### ROWS
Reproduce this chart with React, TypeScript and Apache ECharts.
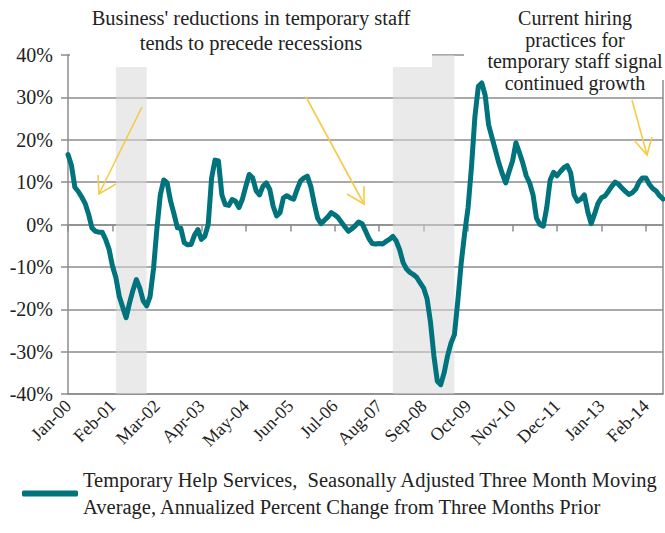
import React, { useEffect, useRef } from "react";
import * as echarts from "echarts";

const MONTH_NAMES = ["Jan", "Feb", "Mar", "Apr", "May", "Jun", "Jul", "Aug", "Sep", "Oct", "Nov", "Dec"];
const START_YEAR = 0; // 2000

// Monthly values, Jan-00 .. Jul-14 (annualized % change)
const TEMP_HELP = [
  16.5, 14.0, 8.8, 7.8, 6.5, 5.0, 2.5, -0.8, -1.6, -1.8, -1.8, -3.5,
  -5.8, -9.8, -12.5, -17.0, -19.5, -22.0, -18.5, -15.5, -13.0, -15.0, -18.0, -19.2,
  -17.0, -10.5, -1.0, 7.0, 10.5, 9.8, 5.5, 2.5, -0.8, -0.9, -4.3, -4.8,
  -4.7, -2.5, -1.2, -3.5, -2.8, 0.0, 11.0, 15.2, 15.0, 7.0, 4.7, 4.5,
  5.9, 5.5, 4.0, 6.0, 9.0, 11.8, 11.0, 8.0, 7.0, 9.0, 9.8, 8.3,
  4.3, 2.0, 2.8, 6.3, 6.8, 6.3, 6.0, 8.3, 10.3, 11.0, 11.4, 9.0,
  5.0, 1.5, 0.2, 1.0, 1.8, 2.8, 2.3, 1.6, 0.5, -0.6, -1.6, -1.0,
  -0.3, 0.6, 0.2, -1.5, -3.3, -4.5, -4.6, -4.5, -4.6, -4.0, -3.5, -2.8,
  -3.9, -6.0, -9.0, -10.5, -11.3, -11.8, -12.5, -13.8, -15.0, -17.5, -23.0, -31.0,
  -37.0, -37.8, -35.0, -31.0, -28.0, -26.0, -18.0, -9.0, -2.0, 4.0, 13.7, 25.5,
  32.6, 33.4, 30.5, 23.5, 20.5, 17.5, 14.5, 12.0, 9.8, 12.5, 15.0, 19.3,
  17.0, 14.5, 11.5, 9.8, 7.0, 1.5, 0.0, -0.4, 4.0, 10.5, 12.3, 11.5,
  12.5, 13.4, 13.9, 12.2, 7.0, 5.5, 6.0, 7.0, 3.0, 0.2, 2.5, 5.0,
  6.3, 6.7, 7.8, 9.0, 10.0, 9.5, 8.6, 7.8, 7.1, 7.5, 8.3, 10.0,
  11.0, 11.0, 9.5, 8.5, 7.9, 6.8, 6.0,
];

const CATEGORIES = TEMP_HELP.map((_, i) => {
  const yr = START_YEAR + Math.floor(i / 12);
  return MONTH_NAMES[i % 12] + "-" + String(yr).padStart(2, "0");
});

const RECESSIONS = [
  ["Mar-01", "Dec-01"],
  ["Dec-07", "Jun-09"],
];

const Y_MIN = -40;
const Y_MAX = 40;
const Y_STEP = 10;

const SERIES_NAME = "Temporary Help Services,  Seasonally Adjusted Three Month Moving Average, Annualized Percent Change from Three Months Prior";
const LEGEND_LINE1 = "Temporary Help Services,  Seasonally Adjusted Three Month Moving";
const LEGEND_LINE2 = "Average, Annualized Percent Change from Three Months Prior";

const NOTE_LEFT = "Business' reductions in temporary staff\ntends to precede recessions";
const NOTE_RIGHT = "Current hiring\npractices for\ntemporary staff signal\ncontinued growth";

const FONT = "Liberation Serif";
const GRID_GREY = "#8c8c8c";
const TEAL = "#00737D";
const ARROW = "#F7CB45";
const TEXT = "#222222";

function arrow(x1: number, y1: number, x2: number, y2: number, w1: number[], w2: number[]) {
  return [
    {
      type: "line",
      z: 110,
      shape: { x1, y1, x2, y2 },
      style: { stroke: ARROW, lineWidth: 1.6 },
    },
    {
      type: "polyline",
      z: 110,
      shape: { points: [w1, [x2, y2], w2] },
      style: { stroke: ARROW, lineWidth: 1.6, fill: null },
    },
  ];
}

export default function App() {
  const ref = useRef<HTMLDivElement>(null);

  useEffect(() => {
    if (!ref.current) return;
    const chart = echarts.init(ref.current, null, { renderer: "svg" });
    chart.setOption({
      animation: false,
      backgroundColor: "#ffffff",
      textStyle: { fontFamily: FONT },
      grid: {
        left: 68,
        right: 2,
        top: 55,
        bottom: 139,
      },
      legend: {
        left: 22,
        top: 453,
        padding: 0,
        itemWidth: 56,
        itemHeight: 6,
        icon: "roundRect",
        data: [SERIES_NAME],
        formatter: () => LEGEND_LINE1 + "\n" + LEGEND_LINE2,
        textStyle: {
          fontFamily: FONT,
          fontSize: 20.5,
          color: TEXT,
          lineHeight: 27,
          padding: [27, 0, 0, 0],
        },
      },
      xAxis: [
        {
          type: "category",
          data: CATEGORIES,
          boundaryGap: false,
          position: "bottom",
          axisLine: { show: true, onZero: false, lineStyle: { color: GRID_GREY, width: 1.5 } },
          axisTick: { show: false },
          axisLabel: {
            interval: 12,
            rotate: 45,
            fontFamily: FONT,
            fontSize: 18,
            color: TEXT,
            margin: 9,
          },
          splitLine: { show: false },
        },
        {
          type: "category",
          data: CATEGORIES,
          boundaryGap: false,
          position: "bottom",
          axisLine: { show: true, onZero: true, lineStyle: { color: GRID_GREY, width: 1.5 } },
          axisTick: { show: true, interval: 12, length: 7, inside: false, lineStyle: { color: GRID_GREY, width: 1.5 } },
          axisLabel: { show: false },
          splitLine: { show: false },
        },
      ],
      yAxis: [
        {
          type: "value",
          min: Y_MIN,
          max: Y_MAX,
          interval: Y_STEP,
          axisLine: { show: true, lineStyle: { color: GRID_GREY, width: 1.5 } },
          axisTick: { show: true, length: 7, lineStyle: { color: GRID_GREY, width: 1.5 } },
          axisLabel: {
            formatter: "{value}%",
            fontFamily: FONT,
            fontSize: 20,
            color: TEXT,
            margin: 15,
          },
          splitLine: { show: true, lineStyle: { color: GRID_GREY, width: 1.5 } },
        },
        {
          type: "value",
          position: "right",
          min: Y_MIN,
          max: Y_MAX,
          interval: Y_STEP,
          axisLine: { show: true, onZero: false, lineStyle: { color: GRID_GREY, width: 1.5 } },
          axisTick: { show: false },
          axisLabel: { show: false },
          splitLine: { show: false },
        },
      ],
      series: [
        {
          name: SERIES_NAME,
          type: "line",
          xAxisIndex: 0,
          yAxisIndex: 0,
          data: TEMP_HELP,
          showSymbol: false,
          symbol: "none",
          color: TEAL,
          lineStyle: { color: TEAL, width: 5, cap: "round", join: "round" },
          markArea: {
            silent: true,
            itemStyle: { color: "rgba(217,217,217,0.55)" },
            data: RECESSIONS.map(([a, b]) => [{ xAxis: a }, { xAxis: b }]),
          },
          z: 3,
        },
      ],
      graphic: [
        {
          type: "rect",
          z: 100,
          shape: { x: 70, y: 0, width: 362, height: 67 },
          style: { fill: "#ffffff" },
        },
        {
          type: "rect",
          z: 100,
          shape: { x: 464, y: 0, width: 201, height: 80 },
          style: { fill: "#ffffff" },
        },
        {
          type: "text",
          z: 105,
          x: 251,
          y: 5.5,
          style: {
            text: NOTE_LEFT,
            fontFamily: FONT,
            fontSize: 20.5,
            fill: TEXT,
            align: "center",
            textAlign: "center",
            verticalAlign: "top",
            textVerticalAlign: "top",
            lineHeight: 25,
          },
        },
        {
          type: "text",
          z: 105,
          x: 575,
          y: 7.3,
          style: {
            text: NOTE_RIGHT,
            fontFamily: FONT,
            fontSize: 20,
            fill: TEXT,
            align: "center",
            textAlign: "center",
            verticalAlign: "top",
            textVerticalAlign: "top",
            lineHeight: 21.5,
          },
        },
        ...arrow(142, 107, 99, 194, [98, 175], [116, 184]),
        ...arrow(306, 97, 364, 204, [364, 186], [347, 194]),
        ...arrow(632, 100, 647, 155, [652, 137], [634, 140]),
      ],
    });
    return () => chart.dispose();
  }, []);

  return (
    <div
      ref={ref}
      style={{ position: "fixed", left: 0, top: 0, width: 665, height: 533, background: "#fff" }}
    />
  );
}
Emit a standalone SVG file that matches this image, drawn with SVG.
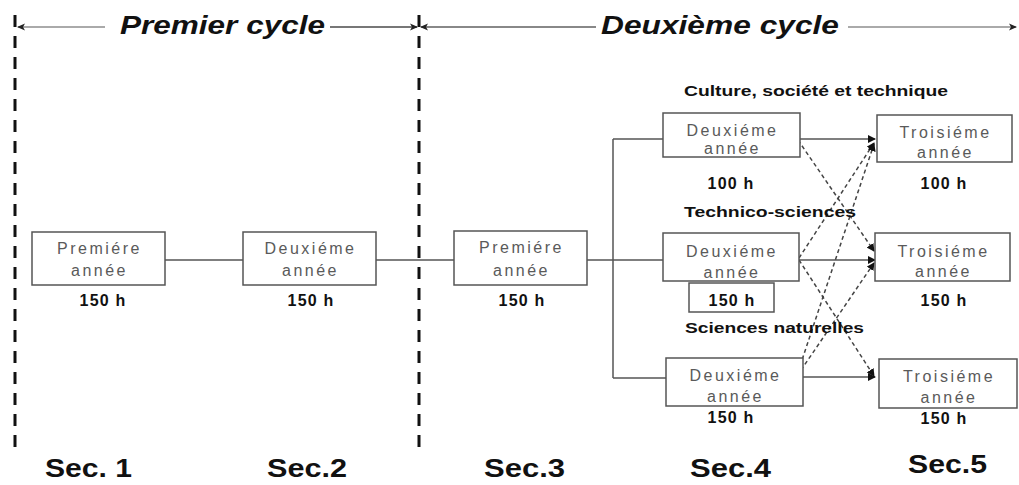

### WHAT IS NEEDED
Nothing but the lines from the start of the records above through the line with "const START_YEAR = 0; // 2000" should be retyped, each exactly as written; leave out all pictures.

### THE OUTPUT
Reproduce this chart with React, TypeScript and Apache ECharts.
import React, { useEffect, useRef } from "react";
import * as echarts from "echarts";

const MONTH_NAMES = ["Jan", "Feb", "Mar", "Apr", "May", "Jun", "Jul", "Aug", "Sep", "Oct", "Nov", "Dec"];
const START_YEAR = 0; // 2000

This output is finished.